- [Recorded information]
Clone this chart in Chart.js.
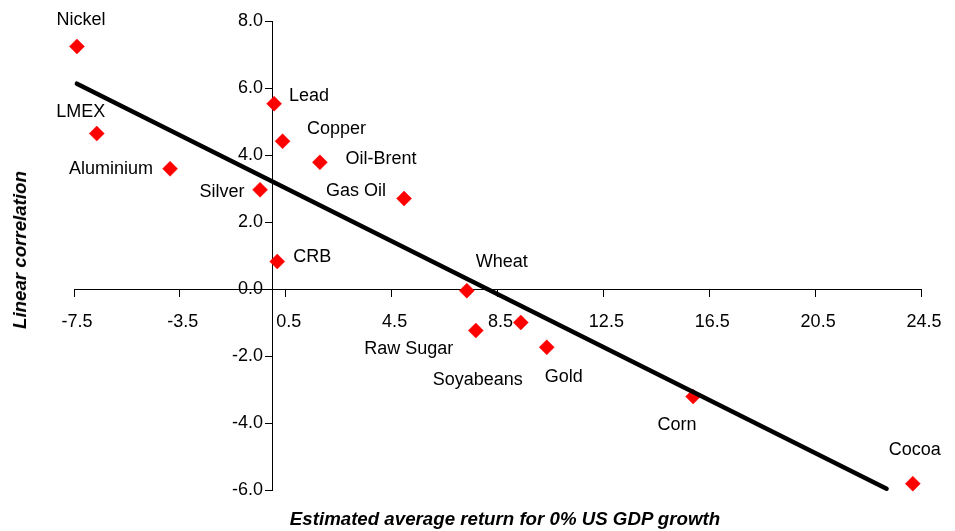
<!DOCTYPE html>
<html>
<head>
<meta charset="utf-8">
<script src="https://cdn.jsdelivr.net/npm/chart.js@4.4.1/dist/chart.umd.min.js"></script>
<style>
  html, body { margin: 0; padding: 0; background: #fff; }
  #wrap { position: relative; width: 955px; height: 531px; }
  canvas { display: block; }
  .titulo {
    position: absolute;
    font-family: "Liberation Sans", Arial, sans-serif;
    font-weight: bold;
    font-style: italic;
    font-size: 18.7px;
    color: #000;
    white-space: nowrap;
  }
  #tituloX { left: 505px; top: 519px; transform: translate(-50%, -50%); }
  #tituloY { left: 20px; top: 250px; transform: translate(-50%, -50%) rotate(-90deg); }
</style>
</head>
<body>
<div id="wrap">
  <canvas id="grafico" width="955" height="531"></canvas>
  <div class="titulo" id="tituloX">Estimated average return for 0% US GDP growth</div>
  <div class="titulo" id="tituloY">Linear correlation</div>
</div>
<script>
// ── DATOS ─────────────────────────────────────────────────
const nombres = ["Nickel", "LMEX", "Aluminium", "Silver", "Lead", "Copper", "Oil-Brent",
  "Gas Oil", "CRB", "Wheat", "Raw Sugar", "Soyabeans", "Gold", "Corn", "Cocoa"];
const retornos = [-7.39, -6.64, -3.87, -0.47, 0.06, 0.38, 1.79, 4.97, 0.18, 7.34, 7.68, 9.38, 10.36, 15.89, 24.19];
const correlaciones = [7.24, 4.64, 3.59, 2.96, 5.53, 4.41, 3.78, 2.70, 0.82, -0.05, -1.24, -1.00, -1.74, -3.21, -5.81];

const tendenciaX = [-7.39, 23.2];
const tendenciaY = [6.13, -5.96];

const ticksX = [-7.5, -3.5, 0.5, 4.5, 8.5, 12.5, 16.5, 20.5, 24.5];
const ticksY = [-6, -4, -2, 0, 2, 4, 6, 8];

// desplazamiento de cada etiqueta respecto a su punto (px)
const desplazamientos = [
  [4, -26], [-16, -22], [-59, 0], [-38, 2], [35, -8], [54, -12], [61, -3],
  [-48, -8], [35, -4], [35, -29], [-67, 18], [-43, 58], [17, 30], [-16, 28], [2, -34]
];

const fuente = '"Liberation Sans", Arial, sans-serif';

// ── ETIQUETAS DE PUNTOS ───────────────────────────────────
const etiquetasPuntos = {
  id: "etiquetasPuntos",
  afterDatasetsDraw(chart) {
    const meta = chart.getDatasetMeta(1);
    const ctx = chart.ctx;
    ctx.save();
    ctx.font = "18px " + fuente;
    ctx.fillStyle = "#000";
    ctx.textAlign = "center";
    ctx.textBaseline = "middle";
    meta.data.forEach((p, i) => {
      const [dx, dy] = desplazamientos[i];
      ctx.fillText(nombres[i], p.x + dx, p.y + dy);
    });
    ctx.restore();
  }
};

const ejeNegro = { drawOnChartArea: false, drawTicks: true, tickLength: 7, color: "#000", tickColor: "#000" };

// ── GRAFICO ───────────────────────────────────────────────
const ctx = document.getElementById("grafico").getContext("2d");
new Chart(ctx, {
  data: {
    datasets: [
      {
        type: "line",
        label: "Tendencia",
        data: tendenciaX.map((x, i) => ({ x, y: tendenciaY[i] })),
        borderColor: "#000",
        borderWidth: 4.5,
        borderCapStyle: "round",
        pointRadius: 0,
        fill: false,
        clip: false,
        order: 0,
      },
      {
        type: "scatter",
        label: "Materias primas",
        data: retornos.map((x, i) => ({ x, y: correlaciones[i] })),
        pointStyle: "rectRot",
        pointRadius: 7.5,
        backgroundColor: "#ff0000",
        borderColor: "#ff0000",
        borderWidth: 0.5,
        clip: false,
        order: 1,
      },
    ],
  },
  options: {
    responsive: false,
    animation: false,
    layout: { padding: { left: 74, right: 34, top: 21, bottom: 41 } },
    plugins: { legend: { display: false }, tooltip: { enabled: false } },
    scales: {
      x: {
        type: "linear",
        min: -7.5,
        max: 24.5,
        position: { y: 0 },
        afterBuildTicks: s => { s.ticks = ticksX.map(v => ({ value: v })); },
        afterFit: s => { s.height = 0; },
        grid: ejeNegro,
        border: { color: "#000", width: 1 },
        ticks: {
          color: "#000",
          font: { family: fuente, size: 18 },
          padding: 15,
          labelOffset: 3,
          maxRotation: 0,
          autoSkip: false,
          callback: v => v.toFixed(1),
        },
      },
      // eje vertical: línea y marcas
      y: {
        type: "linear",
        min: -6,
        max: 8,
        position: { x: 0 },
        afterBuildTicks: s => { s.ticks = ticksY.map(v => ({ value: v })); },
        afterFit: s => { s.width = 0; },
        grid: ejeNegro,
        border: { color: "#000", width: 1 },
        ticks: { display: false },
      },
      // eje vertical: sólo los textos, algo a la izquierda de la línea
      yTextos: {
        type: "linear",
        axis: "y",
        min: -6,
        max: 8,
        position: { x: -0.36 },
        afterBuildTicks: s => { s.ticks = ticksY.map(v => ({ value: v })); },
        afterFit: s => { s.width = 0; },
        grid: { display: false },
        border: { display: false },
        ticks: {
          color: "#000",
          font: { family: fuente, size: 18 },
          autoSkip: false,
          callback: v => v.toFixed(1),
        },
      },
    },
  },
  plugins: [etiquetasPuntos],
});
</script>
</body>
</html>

- [Written task] Word for word, quote the lines above. Omit the pictures.

- [Result]
Clone this chart in Chart.js.
<!DOCTYPE html>
<html>
<head>
<meta charset="utf-8">
<script src="https://cdn.jsdelivr.net/npm/chart.js@4.4.1/dist/chart.umd.min.js"></script>
<style>
  html, body { margin: 0; padding: 0; background: #fff; }
  #wrap { position: relative; width: 955px; height: 531px; }
  canvas { display: block; }
  .titulo {
    position: absolute;
    font-family: "Liberation Sans", Arial, sans-serif;
    font-weight: bold;
    font-style: italic;
    font-size: 18.7px;
    color: #000;
    white-space: nowrap;
  }
  #tituloX { left: 505px; top: 519px; transform: translate(-50%, -50%); }
  #tituloY { left: 20px; top: 250px; transform: translate(-50%, -50%) rotate(-90deg); }
</style>
</head>
<body>
<div id="wrap">
  <canvas id="grafico" width="955" height="531"></canvas>
  <div class="titulo" id="tituloX">Estimated average return for 0% US GDP growth</div>
  <div class="titulo" id="tituloY">Linear correlation</div>
</div>
<script>
// ── DATOS ─────────────────────────────────────────────────
const nombres = ["Nickel", "LMEX", "Aluminium", "Silver", "Lead", "Copper", "Oil-Brent",
  "Gas Oil", "CRB", "Wheat", "Raw Sugar", "Soyabeans", "Gold", "Corn", "Cocoa"];
const retornos = [-7.39, -6.64, -3.87, -0.47, 0.06, 0.38, 1.79, 4.97, 0.18, 7.34, 7.68, 9.38, 10.36, 15.89, 24.19];
const correlaciones = [7.24, 4.64, 3.59, 2.96, 5.53, 4.41, 3.78, 2.70, 0.82, -0.05, -1.24, -1.00, -1.74, -3.21, -5.81];

const tendenciaX = [-7.39, 23.2];
const tendenciaY = [6.13, -5.96];

const ticksX = [-7.5, -3.5, 0.5, 4.5, 8.5, 12.5, 16.5, 20.5, 24.5];
const ticksY = [-6, -4, -2, 0, 2, 4, 6, 8];

// desplazamiento de cada etiqueta respecto a su punto (px)
const desplazamientos = [
  [4, -26], [-16, -22], [-59, 0], [-38, 2], [35, -8], [54, -12], [61, -3],
  [-48, -8], [35, -4], [35, -29], [-67, 18], [-43, 58], [17, 30], [-16, 28], [2, -34]
];

const fuente = '"Liberation Sans", Arial, sans-serif';

// ── ETIQUETAS DE PUNTOS ───────────────────────────────────
const etiquetasPuntos = {
  id: "etiquetasPuntos",
  afterDatasetsDraw(chart) {
    const meta = chart.getDatasetMeta(1);
    const ctx = chart.ctx;
    ctx.save();
    ctx.font = "18px " + fuente;
    ctx.fillStyle = "#000";
    ctx.textAlign = "center";
    ctx.textBaseline = "middle";
    meta.data.forEach((p, i) => {
      const [dx, dy] = desplazamientos[i];
      ctx.fillText(nombres[i], p.x + dx, p.y + dy);
    });
    ctx.restore();
  }
};

const ejeNegro = { drawOnChartArea: false, drawTicks: true, tickLength: 7, color: "#000", tickColor: "#000" };

// ── GRAFICO ───────────────────────────────────────────────
const ctx = document.getElementById("grafico").getContext("2d");
new Chart(ctx, {
  data: {
    datasets: [
      {
        type: "line",
        label: "Tendencia",
        data: tendenciaX.map((x, i) => ({ x, y: tendenciaY[i] })),
        borderColor: "#000",
        borderWidth: 4.5,
        borderCapStyle: "round",
        pointRadius: 0,
        fill: false,
        clip: false,
        order: 0,
      },
      {
        type: "scatter",
        label: "Materias primas",
        data: retornos.map((x, i) => ({ x, y: correlaciones[i] })),
        pointStyle: "rectRot",
        pointRadius: 7.5,
        backgroundColor: "#ff0000",
        borderColor: "#ff0000",
        borderWidth: 0.5,
        clip: false,
        order: 1,
      },
    ],
  },
  options: {
    responsive: false,
    animation: false,
    layout: { padding: { left: 74, right: 34, top: 21, bottom: 41 } },
    plugins: { legend: { display: false }, tooltip: { enabled: false } },
    scales: {
      x: {
        type: "linear",
        min: -7.5,
        max: 24.5,
        position: { y: 0 },
        afterBuildTicks: s => { s.ticks = ticksX.map(v => ({ value: v })); },
        afterFit: s => { s.height = 0; },
        grid: ejeNegro,
        border: { color: "#000", width: 1 },
        ticks: {
          color: "#000",
          font: { family: fuente, size: 18 },
          padding: 15,
          labelOffset: 3,
          maxRotation: 0,
          autoSkip: false,
          callback: v => v.toFixed(1),
        },
      },
      // eje vertical: línea y marcas
      y: {
        type: "linear",
        min: -6,
        max: 8,
        position: { x: 0 },
        afterBuildTicks: s => { s.ticks = ticksY.map(v => ({ value: v })); },
        afterFit: s => { s.width = 0; },
        grid: ejeNegro,
        border: { color: "#000", width: 1 },
        ticks: { display: false },
      },
      // eje vertical: sólo los textos, algo a la izquierda de la línea
      yTextos: {
        type: "linear",
        axis: "y",
        min: -6,
        max: 8,
        position: { x: -0.36 },
        afterBuildTicks: s => { s.ticks = ticksY.map(v => ({ value: v })); },
        afterFit: s => { s.width = 0; },
        grid: { display: false },
        border: { display: false },
        ticks: {
          color: "#000",
          font: { family: fuente, size: 18 },
          autoSkip: false,
          callback: v => v.toFixed(1),
        },
      },
    },
  },
  plugins: [etiquetasPuntos],
});
</script>
</body>
</html>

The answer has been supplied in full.